Tumultes
Difficile de toujours trouver une ligne directrice dans le chemin artistique d’Hugues Micol. Un peu à l’image de Blutch qui ne cesse de se réinventer à chaque parution. Micol se fait parfois éditer chez de « grands éditeurs » (Le Printemps Humain chez Casterman, Bonneval Pacha chez Dargaud), parfois chez des indépendants pour mieux libérer son trait et sa pensée, déstructurés à l’envi. Avec Tumultes, l’auteur achève une trilogie ambitieuse et déroutante, entamée avec 3 (rebaptisé Romanji pour la réédition) puis déclinée dans Séquelles, brassant ce qu’il y a de plus intéressant chez lui. Car chaque livre est une découverte baroque remplie de délires et de distorsions, multipliant pistes et couloirs pour mieux se perdre. Mais toujours pour mieux se retrouver.

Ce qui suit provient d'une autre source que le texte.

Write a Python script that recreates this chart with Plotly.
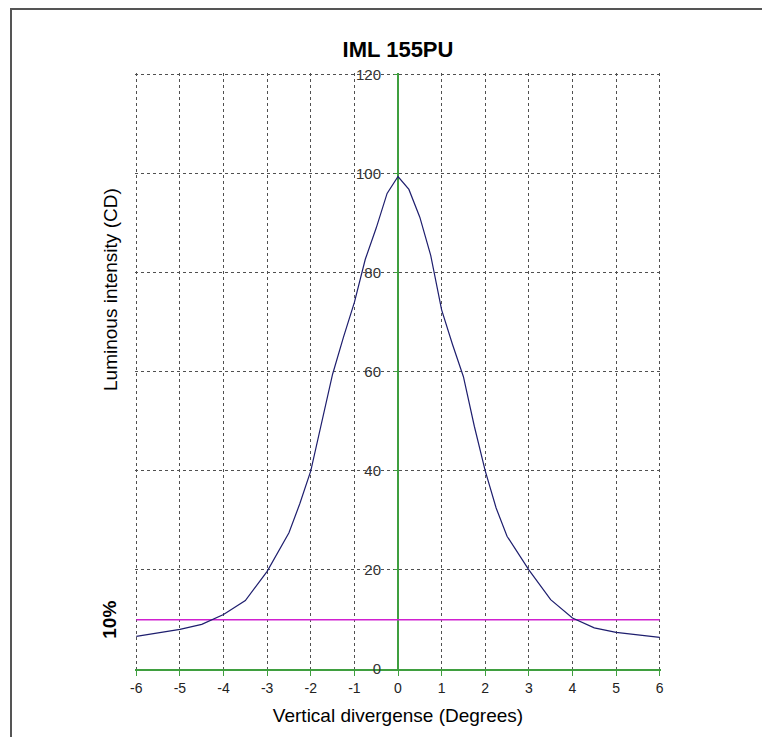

Plutôt que de décrire le pitch d’un récit impossible à résumer – une histoire de silure alpha à l’identité trouble mêlée de magie sexuelle, de mutations polymorphes, de sociétés secrètes très portées sur l’ésotérisme – mieux vaut se concentrer sur l’essence même du talent de l’artiste. Hugues Micol pratique un art « divagatoire » saisissant, croisant personnages fantastiques (voir Otto Renrew et sa tête renversée), ambiances de film noir inquiétant, références populaires, sens de la parodie et horizon au bord du chaos. Les chocs temporels se conjuguent aux axiomes les plus fous, les digressions prophétiques au surréalisme le plus étrange, le tout dans l’imminence de l’apocalypse. Et comme dans Séquelles, l’impression de vivre un rêve tordu – ou un cauchemar sans fin plutôt – plonge dans un océan d’hébétude. Un trip halluciné d’ailleurs sublimé par la virtuosité graphique de l’auteur, le pinceau à l’encre de Chine conférant élégance naturelle et force de l’évidence. Chez Micol, il y a du comics dans le dynamisme des compositions, du Blutch et du Burns. Il y a aussi et surtout du Micol, un grand auteur à l’oeuvre personnelle. Songe trépidant, invitation au vertige du dépaysement et fascinante expérience de lecture, Tumultes clôt ainsi une somptueuse trilogie. Et montre un auteur au sommet de son art.